**Objective:**
Leave out all pictures and return, exactly as written, the lines from the line containing "Write a LaTeX" to the line containing "(euro) at (181,210)", both ends kept.

**Task material:**
===============

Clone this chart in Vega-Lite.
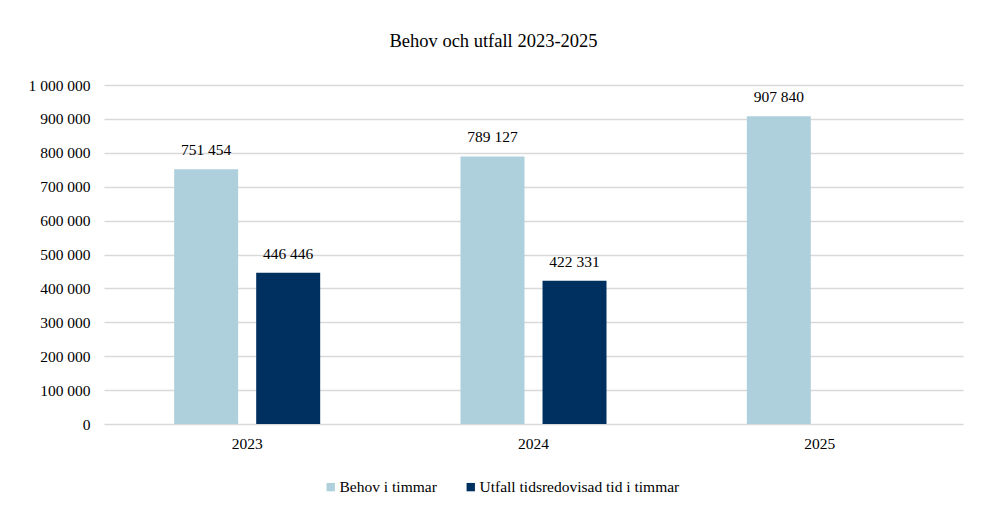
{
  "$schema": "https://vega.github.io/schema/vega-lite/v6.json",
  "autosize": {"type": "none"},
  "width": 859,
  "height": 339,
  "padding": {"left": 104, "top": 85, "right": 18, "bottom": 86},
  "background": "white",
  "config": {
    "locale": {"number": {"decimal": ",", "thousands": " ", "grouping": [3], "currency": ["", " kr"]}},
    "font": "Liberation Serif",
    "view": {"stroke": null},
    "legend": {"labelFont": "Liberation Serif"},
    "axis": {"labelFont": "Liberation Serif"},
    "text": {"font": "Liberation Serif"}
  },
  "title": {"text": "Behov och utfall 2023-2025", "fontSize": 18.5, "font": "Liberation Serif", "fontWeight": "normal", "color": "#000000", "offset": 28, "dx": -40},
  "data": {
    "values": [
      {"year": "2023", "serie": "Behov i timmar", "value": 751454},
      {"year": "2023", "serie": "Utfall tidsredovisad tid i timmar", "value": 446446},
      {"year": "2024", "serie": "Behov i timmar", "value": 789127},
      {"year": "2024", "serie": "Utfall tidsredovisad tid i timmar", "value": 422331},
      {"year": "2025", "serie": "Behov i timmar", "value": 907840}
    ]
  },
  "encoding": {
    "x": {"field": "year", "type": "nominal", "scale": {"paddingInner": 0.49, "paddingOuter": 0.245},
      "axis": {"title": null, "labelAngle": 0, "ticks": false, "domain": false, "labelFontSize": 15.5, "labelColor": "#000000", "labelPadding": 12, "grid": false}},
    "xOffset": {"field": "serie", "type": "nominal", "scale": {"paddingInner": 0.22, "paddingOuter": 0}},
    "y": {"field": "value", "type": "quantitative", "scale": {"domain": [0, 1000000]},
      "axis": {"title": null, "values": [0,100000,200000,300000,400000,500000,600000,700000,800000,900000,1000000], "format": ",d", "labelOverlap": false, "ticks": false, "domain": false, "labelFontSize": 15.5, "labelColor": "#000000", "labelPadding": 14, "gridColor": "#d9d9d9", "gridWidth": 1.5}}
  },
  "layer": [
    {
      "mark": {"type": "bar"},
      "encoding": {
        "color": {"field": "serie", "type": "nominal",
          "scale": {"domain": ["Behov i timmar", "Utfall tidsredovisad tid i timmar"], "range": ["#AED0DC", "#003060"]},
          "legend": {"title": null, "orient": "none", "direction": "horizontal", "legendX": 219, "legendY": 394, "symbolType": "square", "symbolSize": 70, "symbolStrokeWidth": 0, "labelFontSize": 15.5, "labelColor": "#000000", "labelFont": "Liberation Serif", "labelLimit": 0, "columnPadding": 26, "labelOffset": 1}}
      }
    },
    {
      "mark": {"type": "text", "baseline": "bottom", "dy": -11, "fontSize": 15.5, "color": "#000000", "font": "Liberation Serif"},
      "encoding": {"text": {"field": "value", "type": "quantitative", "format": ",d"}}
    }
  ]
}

===============

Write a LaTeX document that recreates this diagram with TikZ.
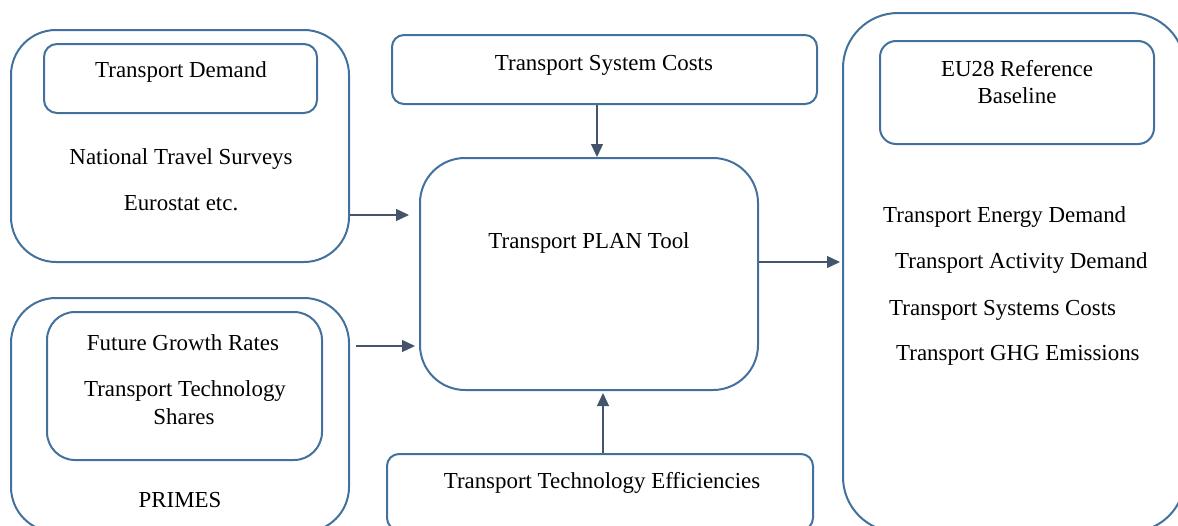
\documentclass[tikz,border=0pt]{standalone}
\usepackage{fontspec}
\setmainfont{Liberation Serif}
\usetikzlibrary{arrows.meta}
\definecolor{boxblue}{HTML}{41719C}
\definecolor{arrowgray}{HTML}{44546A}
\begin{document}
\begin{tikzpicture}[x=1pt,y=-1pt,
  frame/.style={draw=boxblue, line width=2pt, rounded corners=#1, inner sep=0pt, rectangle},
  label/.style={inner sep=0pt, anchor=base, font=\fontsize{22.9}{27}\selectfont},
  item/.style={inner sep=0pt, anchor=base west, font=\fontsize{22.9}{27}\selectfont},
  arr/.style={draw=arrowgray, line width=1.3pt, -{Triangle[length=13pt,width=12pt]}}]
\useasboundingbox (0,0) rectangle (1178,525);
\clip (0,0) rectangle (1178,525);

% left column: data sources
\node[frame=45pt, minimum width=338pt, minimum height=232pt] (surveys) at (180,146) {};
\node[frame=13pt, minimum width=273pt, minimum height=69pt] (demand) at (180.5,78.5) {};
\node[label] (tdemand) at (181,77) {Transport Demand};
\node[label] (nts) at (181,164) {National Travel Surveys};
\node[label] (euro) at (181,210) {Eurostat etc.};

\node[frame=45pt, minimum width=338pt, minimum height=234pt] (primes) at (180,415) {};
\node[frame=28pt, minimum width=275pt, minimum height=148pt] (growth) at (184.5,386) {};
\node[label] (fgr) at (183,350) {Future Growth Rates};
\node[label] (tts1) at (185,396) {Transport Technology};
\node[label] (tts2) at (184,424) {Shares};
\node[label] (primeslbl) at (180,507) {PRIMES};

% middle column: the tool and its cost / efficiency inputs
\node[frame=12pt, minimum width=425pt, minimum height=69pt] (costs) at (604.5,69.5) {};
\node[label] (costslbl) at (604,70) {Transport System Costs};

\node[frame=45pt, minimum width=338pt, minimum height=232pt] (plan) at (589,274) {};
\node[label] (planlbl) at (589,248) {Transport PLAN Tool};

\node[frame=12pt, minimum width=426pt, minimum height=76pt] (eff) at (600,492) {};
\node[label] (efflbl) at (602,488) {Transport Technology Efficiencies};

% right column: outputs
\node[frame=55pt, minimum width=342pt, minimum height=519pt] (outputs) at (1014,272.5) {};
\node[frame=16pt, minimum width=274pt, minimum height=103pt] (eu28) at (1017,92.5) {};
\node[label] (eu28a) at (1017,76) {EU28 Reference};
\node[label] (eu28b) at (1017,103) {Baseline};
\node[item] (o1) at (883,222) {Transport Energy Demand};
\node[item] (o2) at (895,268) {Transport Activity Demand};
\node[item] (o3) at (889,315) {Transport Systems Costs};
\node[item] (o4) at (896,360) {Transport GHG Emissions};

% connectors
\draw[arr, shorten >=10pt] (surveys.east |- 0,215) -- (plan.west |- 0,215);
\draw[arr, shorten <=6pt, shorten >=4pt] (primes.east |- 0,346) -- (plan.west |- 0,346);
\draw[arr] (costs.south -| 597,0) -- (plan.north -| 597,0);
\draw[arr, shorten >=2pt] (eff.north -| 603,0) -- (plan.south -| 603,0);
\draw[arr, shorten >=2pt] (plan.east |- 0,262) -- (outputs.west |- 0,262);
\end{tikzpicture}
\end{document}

===============

**Solved exercise:**
Write a LaTeX document that recreates this diagram with TikZ.
\documentclass[tikz,border=0pt]{standalone}
\usepackage{fontspec}
\setmainfont{Liberation Serif}
\usetikzlibrary{arrows.meta}
\definecolor{boxblue}{HTML}{41719C}
\definecolor{arrowgray}{HTML}{44546A}
\begin{document}
\begin{tikzpicture}[x=1pt,y=-1pt,
  frame/.style={draw=boxblue, line width=2pt, rounded corners=#1, inner sep=0pt, rectangle},
  label/.style={inner sep=0pt, anchor=base, font=\fontsize{22.9}{27}\selectfont},
  item/.style={inner sep=0pt, anchor=base west, font=\fontsize{22.9}{27}\selectfont},
  arr/.style={draw=arrowgray, line width=1.3pt, -{Triangle[length=13pt,width=12pt]}}]
\useasboundingbox (0,0) rectangle (1178,525);
\clip (0,0) rectangle (1178,525);

% left column: data sources
\node[frame=45pt, minimum width=338pt, minimum height=232pt] (surveys) at (180,146) {};
\node[frame=13pt, minimum width=273pt, minimum height=69pt] (demand) at (180.5,78.5) {};
\node[label] (tdemand) at (181,77) {Transport Demand};
\node[label] (nts) at (181,164) {National Travel Surveys};
\node[label] (euro) at (181,210) {Eurostat etc.};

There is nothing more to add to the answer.